1. Digital Delivery Scams

If you’re like many Americans, the arrival of a package at your doorstep is a common occurrence. In the age of digital shopping, it has become harder than ever to keep track of what is coming when and from whom. This new reality has led directly to the rise of the digital package delivery scam.

These scams start with a text message claiming that your package has been kept on hold because of an issue with your address, insufficient postage, or nobody was home to receive it. This type of impostor scam will claim to be from the U.S. Postal Service, UPS or FedEx delivery, to name a few, and will include a link to a website that looks legitimate.

Once there you’ll be asked to verify personal information like your address or login credentials or pay a postage or delivery fee. According to the Federal Trade Commission, Americans reported $330 million in theft from text scams in 2022, more than double the reported losses from the year before.

To avoid these scams never click on links or call phone numbers from random text messages. If you think there is an issue with a package you’ve ordered, go directly to the retailer or shipper’s website and check for yourself.


2. FWN Survey Results

Theft through fraud has risen exponentially over the last five years. A recent report from the Federal Trade Commission (FTC), found that reported fraud losses topped $10 billion in 2023, up from $2.4 billion in 2019. A recent survey from the AARP Fraud Watch Network showed that this growth is not going unnoticed with 58% of people worried about fraud.

The survey also showed many people have lost money or personal data due to scams and fraud. Overall, 42% of people reported losing money, but among African Americans (56%) and veterans (50%) significantly more people lost money. Unfortunately, less than half (46%) of those who were victims of fraud shared their experience with friends and family.

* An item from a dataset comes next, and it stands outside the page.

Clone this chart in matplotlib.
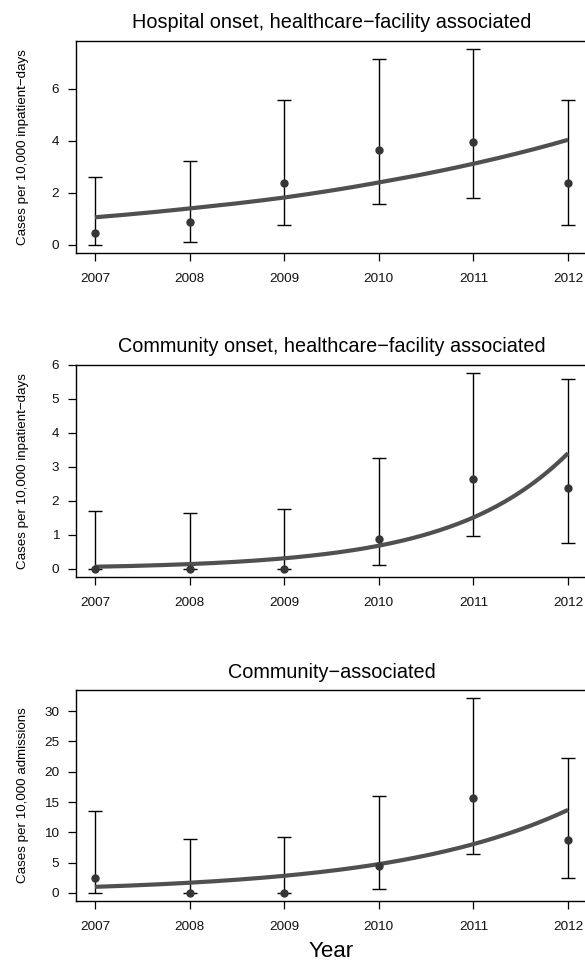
import numpy as np
import matplotlib
matplotlib.use("Agg")
import matplotlib.pyplot as plt

plt.rcParams['font.family'] = ['Liberation Sans', 'DejaVu Sans']

years = [2007, 2008, 2009, 2010, 2011, 2012]
year_labels = ["2007", "2008", "2009", "2010", "2011", "2012"]

# hospital onset, healthcare-facility associated (per 10,000 inpatient-days)
ho_rate = [0.46, 0.88, 2.38, 3.63, 3.96, 2.38]
ho_low = [0.01, 0.12, 0.77, 1.56, 1.82, 0.77]
ho_high = [2.60, 3.21, 5.58, 7.14, 7.55, 5.57]
ho_fit = [1.06, 1.40, 1.82, 2.40, 3.12, 4.04]
ho_yticks = [0, 2, 4, 6]

# community onset, healthcare-facility associated
co_rate = [0.0, 0.0, 0.0, 0.89, 2.65, 2.38]
co_low = [0.0, 0.0, 0.0, 0.10, 0.97, 0.77]
co_high = [1.71, 1.65, 1.76, 3.27, 5.77, 5.57]
co_fit = [0.062, 0.14, 0.31, 0.68, 1.51, 3.40]
co_yticks = [0, 1, 2, 3, 4, 5, 6]

# community-associated (per 10,000 admissions)
ca_rate = [2.41, 0.0, 0.0, 4.43, 15.65, 8.70]
ca_low = [0.06, 0.0, 0.0, 0.60, 6.35, 2.41]
ca_high = [13.46, 8.87, 9.20, 16.0, 32.2, 22.3]
ca_fit = [1.0, 1.68, 2.82, 4.75, 8.05, 13.7]
ca_yticks = [0, 5, 10, 15, 20, 25, 30]

panels = [
    ("Hospital onset, healthcare\u2212facility associated",
     "Cases per 10,000 inpatient\u2212days", ho_rate, ho_low, ho_high, ho_fit, ho_yticks),
    ("Community onset, healthcare\u2212facility associated",
     "Cases per 10,000 inpatient\u2212days", co_rate, co_low, co_high, co_fit, co_yticks),
    ("Community\u2212associated",
     "Cases per 10,000 admissions", ca_rate, ca_low, ca_high, ca_fit, ca_yticks),
]

W, H = 585, 964
fig = plt.figure(figsize=(W / 100, H / 100), dpi=100)

# axes boxes in pixels: (top, bottom); right edge runs past the image
boxes = [(40.7, 252.7), (364.7, 576.7), (690.0, 900.7)]
left_px, right_px = 76, 587

for (title, ylab, rate, low, high, fit, yticks), (top, bot) in zip(panels, boxes):
    ax = fig.add_axes([left_px / W, 1 - bot / H, (right_px - left_px) / W, (bot - top) / H])
    x = np.array(years, dtype=float)
    rate = np.array(rate)
    err = [rate - np.array(low), np.array(high) - rate]
    ax.errorbar(x, rate, yerr=err, fmt='none', ecolor='black', elinewidth=1.0,
                capsize=5, capthick=1.0, zorder=2)
    # smooth the fitted curve between the yearly values (log scale, it is exponential)
    xs = np.linspace(x[0], x[-1], 200)
    ys = np.exp(np.interp(xs, x, np.log(fit)))
    ax.plot(xs, ys, color='#505050', lw=3.0, solid_capstyle='butt', zorder=3)
    ax.plot(x, rate, 'o', color='#363636', ms=5, zorder=4)

    r = max(high)
    ax.set_xlim(2006.8, 2012.2)
    ax.set_ylim(-0.04 * r, r * 1.04)
    ax.set_xticks(years)
    ax.set_xticklabels(year_labels)
    ax.set_yticks(yticks)
    ax.tick_params(direction='out', length=6, width=0.9, labelsize=9.7,
                   colors='black', labelcolor='#111111')
    ax.tick_params(axis='x', pad=8.5)
    ax.tick_params(axis='y', pad=6)
    for s in ax.spines.values():
        s.set_linewidth(1.0)
        s.set_color('black')
    ax.set_title(title, fontsize=14.3, pad=9)
    ax.set_ylabel(ylab, fontsize=9.6)
    ax.yaxis.set_label_coords(-0.092, 0.5)

ax.set_xlabel("Year", fontsize=16)
ax.xaxis.set_label_coords(0.5, -0.24)
ax.xaxis.label.set_va('center')

fig.savefig("out.png", dpi=100)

Having money or sensitive data stolen from a fraud criminal can be a traumatizing experience and all too often victims want to keep that trauma private. However, it’s often more harmful and isolating because victims end up suffering in silence. It is also a missed opportunity to protect friends and family by sharing an important story that could help keep them safe.

3. Home Repair Scams

Spring has sprung and with warmer weather comes home repairs. Unfortunately, shady contractors are out there looking for homeowners in the market for spring repairs. Contractor fraud and home improvement scams can cost homeowners thousands of dollars and leave them with shoddy workmanship, unfinished projects, or even damage to their homes. 

Scammers often target older adults, but anyone can fall victim to these scams. Here are three things to know to stay safe from a home improvement rip off.

First, make sure to shop around. Don't settle for the first contractor you encounter. Get multiple estimates and ask for references before hiring anyone. Next, never pay the full cost upfront. Reputable contractors typically require a deposit, but not the full amount prior to starting the job. Lastly, resist responding to a solicitation at your door, on your phone, or online. Be proactive in your search for a reputable contractor.
May 20 - 24 is Contractor Fraud Awareness Week.

4. Medicare Scams

Government programs are often the target of criminal scammers and Medicare is one of the biggest ones. Thankfully, a nationwide network of Senior Medicare Patrol volunteers often sees these scams first and warn others. Here are three scams they are seeing in 2024:

False billing for diabetes treatment has been seen on Medicare summary notices of people who don’t have diabetes and didn’t receive a related device. This is one example of how crooks charge Medicare for services not provided. To guard against this, check monthly Medicare statements carefully and report any false charges.

Free products are another common Medicare scam, however the product you receive – if you get anything at all – is usually cheap and inferior. Only share your Medicare number with your healthcare providers, and not with someone offering “free” products or services.

Lastly, free genetic testing is once again a trending Medicare scam. This often happens at health fairs where a scammer will offer a free genetic test that only requires a cheek swab and your Medicare number. Medicare rarely covers genetic testing, and this is just a ploy to get your Medicare number.